Supplemental Information Concerning Proposal No. 3 - Approval of the amendment to the Company’s 2023 Incentive Award Plan to increase the number of shares of common stock reserved for issuance pursuant to awards
The following table sets forth certain awards proposed to be granted under the Plan subject to the Company’s stockholders approving Proposal No. 3 at the Annual Meeting, and pursuant to the terms of the respective employment agreements. With respect to the increased number of shares reserved under the Award Plan, the Company cannot currently determine the benefits or number of shares subject to awards that may be granted in the future to eligible participants under the Award Plan because the grant of awards and terms of such awards are to be determined in the sole discretion of the Plan Administrator (as defined in the Award Plan).
2023 Incentive Award Plan
Name and position | Dollar Value ($) (1) | Number of Units (2) | ||||||
Asim Akram Future Chief Executive Officer and President (3) | $ | 1,304,163 | 1,744,000 | |||||
Peter Baird Former Chief Commercial Officer (4) | $ | 452,994 | 605,769 | |||||
All Current Executive Officers as a Group | $ | - | - | |||||
All Current Directors as a Group (Other than Executive Officers) | - | - | ||||||
All Current Employees (including Officers other than Executive Officers) (5) | $ | 905,988 | 1,211,538 |
(1) | Based on the closing price of the Company’s common stock on May 30, 2025, $0.7478 per share. |
(2) | Represents RSU and PSU awards. |
(3) | Mr. Akram was appointed Chief Executive Officer and President effective June 23, 2025. Represents an aggregate of 348,800 RSUs and 1,395,200 PSUs the Company agreed to grant pursuant to his employment agreement, with half of the RSUs and PSUs being granted on his start date and the other half being awarded in January 2027. |
(4) | Mr. Baird was appointed Chief Commercial Officer on January 6, 2025 and resigned from such position on May 30, 2025. Mr.
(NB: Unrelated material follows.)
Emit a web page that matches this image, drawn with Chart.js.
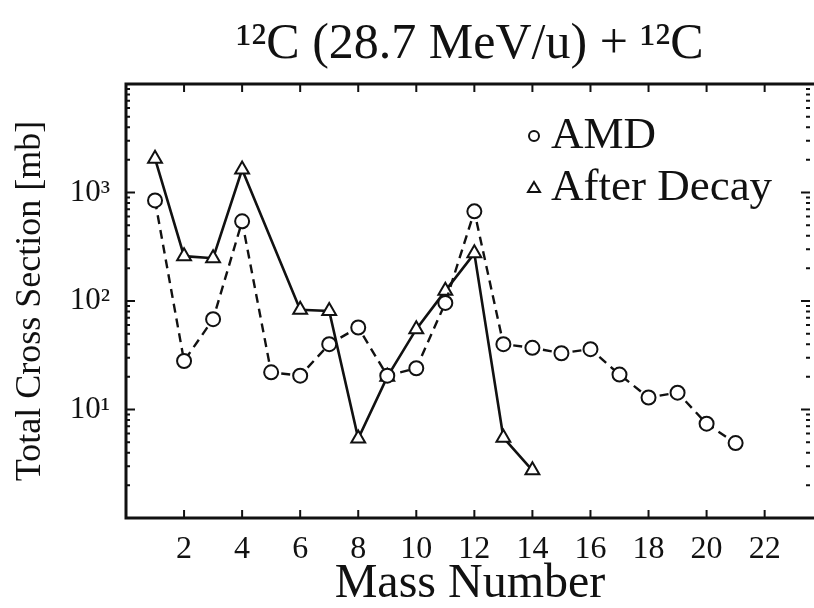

Baird is expected to remain an employee of the Company through a 90-day notice period pursuant to Mr. Baird’s employment agreement, after which Mr. Baird will cease employment with the Company. Represents 134,615 RSUs and 471,154 PSUs the Company agreed to award to Mr. Baird pursuant to his employment agreement. As a result of his resignation, none of these awards are expected to vest prior to his termination of service even if granted. |
(5) | Represents RSUs and PSUs the Company agreed to award to Mr. Baird prior to his resignation, none of which are expected to vest prior to his termination of service even if granted, and shares underlying an RSU award and PSU award the Company agreed to award to another employee. |
If you have already returned your proxy card or provided voting instructions, you do not need to take any action unless you wish to change your vote by submitting a new proxy card or voting instruction. Information regarding the Annual Meeting and how to vote your shares, or revoke your proxy or voting instructions, is available in the Proxy Statement. The Proxy Statement is also available on the Company’s website at www.multisensorai.com.